Task goal: Every record must appear in your copy exactly as written, with no pictures.

Collection entries:
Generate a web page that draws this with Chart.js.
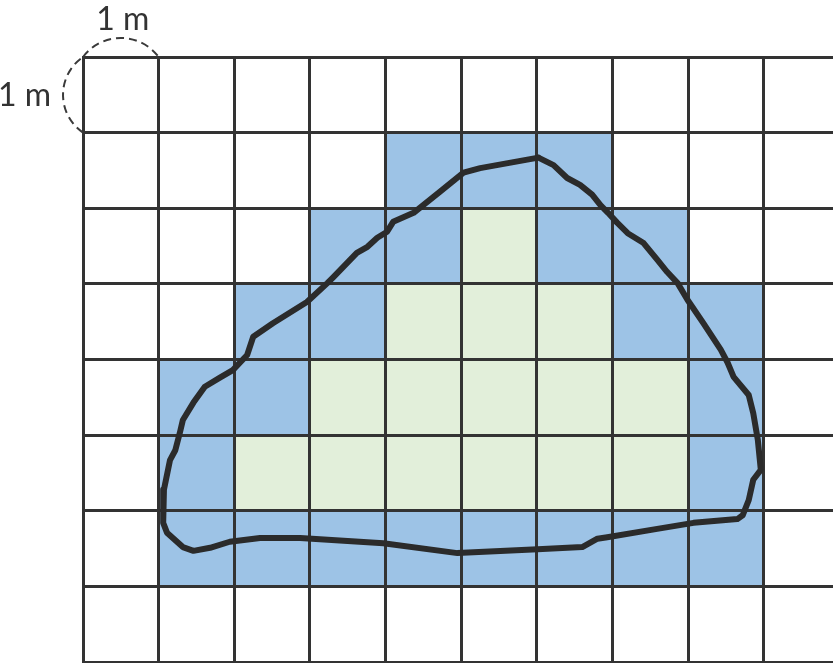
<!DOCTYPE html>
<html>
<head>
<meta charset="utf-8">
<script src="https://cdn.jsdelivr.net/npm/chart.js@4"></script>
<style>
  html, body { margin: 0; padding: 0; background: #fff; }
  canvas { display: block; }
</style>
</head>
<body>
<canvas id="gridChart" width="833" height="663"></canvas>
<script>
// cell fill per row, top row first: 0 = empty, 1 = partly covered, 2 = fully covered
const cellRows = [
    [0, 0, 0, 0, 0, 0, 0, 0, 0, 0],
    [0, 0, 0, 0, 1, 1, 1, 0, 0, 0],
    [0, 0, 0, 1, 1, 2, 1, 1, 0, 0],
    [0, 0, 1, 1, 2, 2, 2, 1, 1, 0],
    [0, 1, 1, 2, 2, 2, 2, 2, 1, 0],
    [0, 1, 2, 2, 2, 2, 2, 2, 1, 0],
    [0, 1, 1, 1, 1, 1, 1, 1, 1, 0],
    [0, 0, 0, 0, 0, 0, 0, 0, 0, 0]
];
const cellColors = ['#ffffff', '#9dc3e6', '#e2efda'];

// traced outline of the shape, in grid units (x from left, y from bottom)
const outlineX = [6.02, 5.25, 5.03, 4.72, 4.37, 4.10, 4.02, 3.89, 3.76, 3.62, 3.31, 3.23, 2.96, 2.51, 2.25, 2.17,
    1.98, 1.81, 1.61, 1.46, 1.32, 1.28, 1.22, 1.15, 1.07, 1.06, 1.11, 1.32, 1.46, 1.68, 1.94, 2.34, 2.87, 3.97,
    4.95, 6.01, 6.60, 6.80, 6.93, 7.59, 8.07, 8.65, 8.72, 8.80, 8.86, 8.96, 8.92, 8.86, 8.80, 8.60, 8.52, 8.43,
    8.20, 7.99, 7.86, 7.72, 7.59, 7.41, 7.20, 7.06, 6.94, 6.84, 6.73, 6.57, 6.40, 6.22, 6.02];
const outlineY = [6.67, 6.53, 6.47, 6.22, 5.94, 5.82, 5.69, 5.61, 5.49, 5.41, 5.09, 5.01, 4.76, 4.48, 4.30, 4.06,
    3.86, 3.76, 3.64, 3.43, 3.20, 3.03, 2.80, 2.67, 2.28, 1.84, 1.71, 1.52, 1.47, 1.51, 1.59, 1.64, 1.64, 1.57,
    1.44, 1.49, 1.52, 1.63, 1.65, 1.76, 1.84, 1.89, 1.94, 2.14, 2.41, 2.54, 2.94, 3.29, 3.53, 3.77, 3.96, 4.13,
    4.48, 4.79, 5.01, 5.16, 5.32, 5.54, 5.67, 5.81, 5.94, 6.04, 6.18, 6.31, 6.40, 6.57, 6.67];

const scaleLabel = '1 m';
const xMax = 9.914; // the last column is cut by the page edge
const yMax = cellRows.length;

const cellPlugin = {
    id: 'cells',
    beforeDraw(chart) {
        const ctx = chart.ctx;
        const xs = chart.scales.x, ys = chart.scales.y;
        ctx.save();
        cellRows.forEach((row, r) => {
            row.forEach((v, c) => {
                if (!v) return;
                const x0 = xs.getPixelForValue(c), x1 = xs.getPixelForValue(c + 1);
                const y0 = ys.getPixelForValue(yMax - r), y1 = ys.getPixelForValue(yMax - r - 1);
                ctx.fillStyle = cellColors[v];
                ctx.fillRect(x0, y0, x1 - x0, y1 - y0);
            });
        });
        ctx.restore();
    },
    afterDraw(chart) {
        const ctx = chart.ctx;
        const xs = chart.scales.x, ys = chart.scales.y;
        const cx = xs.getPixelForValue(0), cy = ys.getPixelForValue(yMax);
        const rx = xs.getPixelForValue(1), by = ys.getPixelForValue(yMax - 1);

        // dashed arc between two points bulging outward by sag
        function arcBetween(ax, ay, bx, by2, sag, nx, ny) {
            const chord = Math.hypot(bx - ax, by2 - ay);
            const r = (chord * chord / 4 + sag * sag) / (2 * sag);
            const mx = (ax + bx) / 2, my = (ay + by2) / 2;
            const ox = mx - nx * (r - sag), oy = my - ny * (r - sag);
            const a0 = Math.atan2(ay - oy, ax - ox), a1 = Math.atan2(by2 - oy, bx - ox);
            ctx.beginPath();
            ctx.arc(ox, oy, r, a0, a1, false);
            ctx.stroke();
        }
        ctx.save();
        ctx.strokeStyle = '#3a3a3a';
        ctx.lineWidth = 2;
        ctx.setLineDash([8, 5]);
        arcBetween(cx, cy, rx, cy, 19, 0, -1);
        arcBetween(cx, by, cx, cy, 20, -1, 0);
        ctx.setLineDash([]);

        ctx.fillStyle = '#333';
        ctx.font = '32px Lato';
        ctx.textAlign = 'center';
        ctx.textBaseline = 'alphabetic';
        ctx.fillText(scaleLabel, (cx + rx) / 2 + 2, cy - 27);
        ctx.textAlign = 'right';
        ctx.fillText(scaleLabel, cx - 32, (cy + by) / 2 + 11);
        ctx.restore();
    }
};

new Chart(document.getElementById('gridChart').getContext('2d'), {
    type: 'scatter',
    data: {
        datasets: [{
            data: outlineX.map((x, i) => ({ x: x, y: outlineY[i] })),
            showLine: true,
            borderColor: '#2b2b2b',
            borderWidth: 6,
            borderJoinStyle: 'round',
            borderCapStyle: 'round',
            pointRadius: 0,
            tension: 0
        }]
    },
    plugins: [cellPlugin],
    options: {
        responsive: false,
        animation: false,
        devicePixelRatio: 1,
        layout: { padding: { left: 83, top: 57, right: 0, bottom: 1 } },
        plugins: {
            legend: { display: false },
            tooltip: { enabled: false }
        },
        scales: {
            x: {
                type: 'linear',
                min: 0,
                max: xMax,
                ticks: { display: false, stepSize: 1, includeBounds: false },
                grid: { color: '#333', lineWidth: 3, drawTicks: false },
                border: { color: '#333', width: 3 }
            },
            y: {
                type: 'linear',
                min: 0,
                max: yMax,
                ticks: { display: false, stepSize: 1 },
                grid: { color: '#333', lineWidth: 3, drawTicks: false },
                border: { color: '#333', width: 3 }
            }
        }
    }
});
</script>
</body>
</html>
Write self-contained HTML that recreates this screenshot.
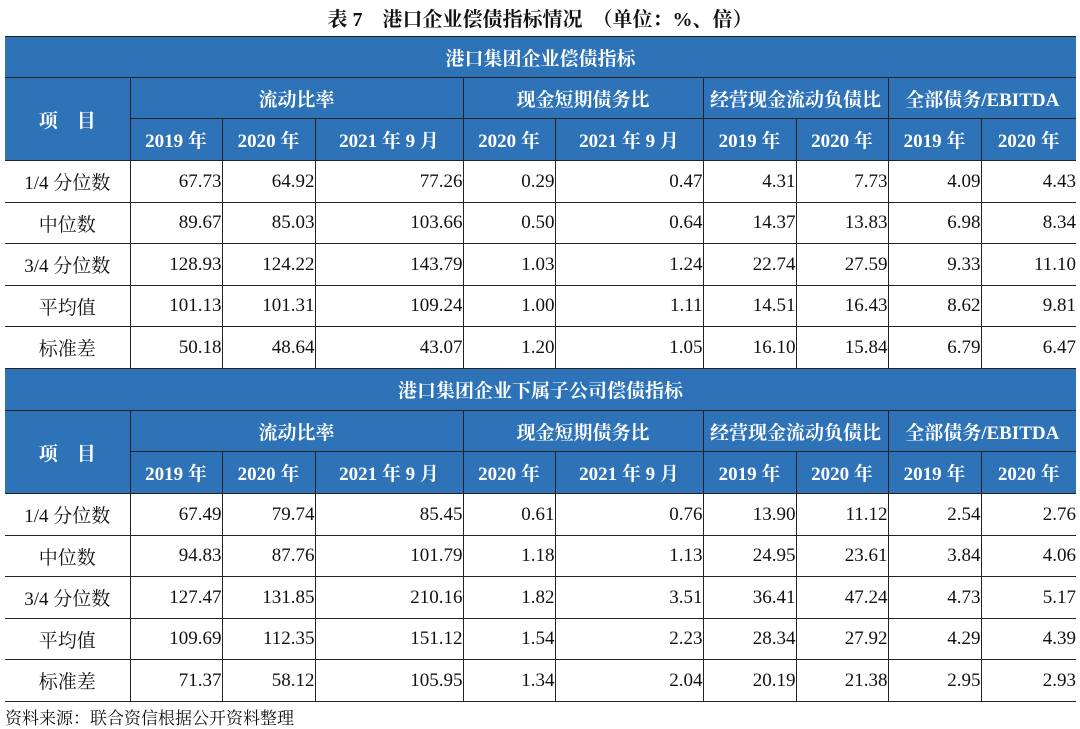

Problem solution:
Generate a web page that draws this with Chart.js.
<!DOCTYPE html>
<html>
<head>
<meta charset="utf-8">
<script src="https://cdn.jsdelivr.net/npm/chart.js@4"></script>
<style>
  html, body { margin: 0; padding: 0; background: #fff; }
  canvas { display: block; }
</style>
</head>
<body>
<canvas id="gridChart" width="833" height="663"></canvas>
<script>
// cell fill per row, top row first: 0 = empty, 1 = partly covered, 2 = fully covered
const cellRows = [
    [0, 0, 0, 0, 0, 0, 0, 0, 0, 0],
    [0, 0, 0, 0, 1, 1, 1, 0, 0, 0],
    [0, 0, 0, 1, 1, 2, 1, 1, 0, 0],
    [0, 0, 1, 1, 2, 2, 2, 1, 1, 0],
    [0, 1, 1, 2, 2, 2, 2, 2, 1, 0],
    [0, 1, 2, 2, 2, 2, 2, 2, 1, 0],
    [0, 1, 1, 1, 1, 1, 1, 1, 1, 0],
    [0, 0, 0, 0, 0, 0, 0, 0, 0, 0]
];
const cellColors = ['#ffffff', '#9dc3e6', '#e2efda'];

// traced outline of the shape, in grid units (x from left, y from bottom)
const outlineX = [6.02, 5.25, 5.03, 4.72, 4.37, 4.10, 4.02, 3.89, 3.76, 3.62, 3.31, 3.23, 2.96, 2.51, 2.25, 2.17,
    1.98, 1.81, 1.61, 1.46, 1.32, 1.28, 1.22, 1.15, 1.07, 1.06, 1.11, 1.32, 1.46, 1.68, 1.94, 2.34, 2.87, 3.97,
    4.95, 6.01, 6.60, 6.80, 6.93, 7.59, 8.07, 8.65, 8.72, 8.80, 8.86, 8.96, 8.92, 8.86, 8.80, 8.60, 8.52, 8.43,
    8.20, 7.99, 7.86, 7.72, 7.59, 7.41, 7.20, 7.06, 6.94, 6.84, 6.73, 6.57, 6.40, 6.22, 6.02];
const outlineY = [6.67, 6.53, 6.47, 6.22, 5.94, 5.82, 5.69, 5.61, 5.49, 5.41, 5.09, 5.01, 4.76, 4.48, 4.30, 4.06,
    3.86, 3.76, 3.64, 3.43, 3.20, 3.03, 2.80, 2.67, 2.28, 1.84, 1.71, 1.52, 1.47, 1.51, 1.59, 1.64, 1.64, 1.57,
    1.44, 1.49, 1.52, 1.63, 1.65, 1.76, 1.84, 1.89, 1.94, 2.14, 2.41, 2.54, 2.94, 3.29, 3.53, 3.77, 3.96, 4.13,
    4.48, 4.79, 5.01, 5.16, 5.32, 5.54, 5.67, 5.81, 5.94, 6.04, 6.18, 6.31, 6.40, 6.57, 6.67];

const scaleLabel = '1 m';
const xMax = 9.914; // the last column is cut by the page edge
const yMax = cellRows.length;

const cellPlugin = {
    id: 'cells',
    beforeDraw(chart) {
        const ctx = chart.ctx;
        const xs = chart.scales.x, ys = chart.scales.y;
        ctx.save();
        cellRows.forEach((row, r) => {
            row.forEach((v, c) => {
                if (!v) return;
                const x0 = xs.getPixelForValue(c), x1 = xs.getPixelForValue(c + 1);
                const y0 = ys.getPixelForValue(yMax - r), y1 = ys.getPixelForValue(yMax - r - 1);
                ctx.fillStyle = cellColors[v];
                ctx.fillRect(x0, y0, x1 - x0, y1 - y0);
            });
        });
        ctx.restore();
    },
    afterDraw(chart) {
        const ctx = chart.ctx;
        const xs = chart.scales.x, ys = chart.scales.y;
        const cx = xs.getPixelForValue(0), cy = ys.getPixelForValue(yMax);
        const rx = xs.getPixelForValue(1), by = ys.getPixelForValue(yMax - 1);

        // dashed arc between two points bulging outward by sag
        function arcBetween(ax, ay, bx, by2, sag, nx, ny) {
            const chord = Math.hypot(bx - ax, by2 - ay);
            const r = (chord * chord / 4 + sag * sag) / (2 * sag);
            const mx = (ax + bx) / 2, my = (ay + by2) / 2;
            const ox = mx - nx * (r - sag), oy = my - ny * (r - sag);
            const a0 = Math.atan2(ay - oy, ax - ox), a1 = Math.atan2(by2 - oy, bx - ox);
            ctx.beginPath();
            ctx.arc(ox, oy, r, a0, a1, false);
            ctx.stroke();
        }
        ctx.save();
        ctx.strokeStyle = '#3a3a3a';
        ctx.lineWidth = 2;
        ctx.setLineDash([8, 5]);
        arcBetween(cx, cy, rx, cy, 19, 0, -1);
        arcBetween(cx, by, cx, cy, 20, -1, 0);
        ctx.setLineDash([]);

        ctx.fillStyle = '#333';
        ctx.font = '32px Lato';
        ctx.textAlign = 'center';
        ctx.textBaseline = 'alphabetic';
        ctx.fillText(scaleLabel, (cx + rx) / 2 + 2, cy - 27);
        ctx.textAlign = 'right';
        ctx.fillText(scaleLabel, cx - 32, (cy + by) / 2 + 11);
        ctx.restore();
    }
};

new Chart(document.getElementById('gridChart').getContext('2d'), {
    type: 'scatter',
    data: {
        datasets: [{
            data: outlineX.map((x, i) => ({ x: x, y: outlineY[i] })),
            showLine: true,
            borderColor: '#2b2b2b',
            borderWidth: 6,
            borderJoinStyle: 'round',
            borderCapStyle: 'round',
            pointRadius: 0,
            tension: 0
        }]
    },
    plugins: [cellPlugin],
    options: {
        responsive: false,
        animation: false,
        devicePixelRatio: 1,
        layout: { padding: { left: 83, top: 57, right: 0, bottom: 1 } },
        plugins: {
            legend: { display: false },
            tooltip: { enabled: false }
        },
        scales: {
            x: {
                type: 'linear',
                min: 0,
                max: xMax,
                ticks: { display: false, stepSize: 1, includeBounds: false },
                grid: { color: '#333', lineWidth: 3, drawTicks: false },
                border: { color: '#333', width: 3 }
            },
            y: {
                type: 'linear',
                min: 0,
                max: yMax,
                ticks: { display: false, stepSize: 1 },
                grid: { color: '#333', lineWidth: 3, drawTicks: false },
                border: { color: '#333', width: 3 }
            }
        }
    }
});
</script>
</body>
</html>
Write self-contained HTML that recreates this screenshot.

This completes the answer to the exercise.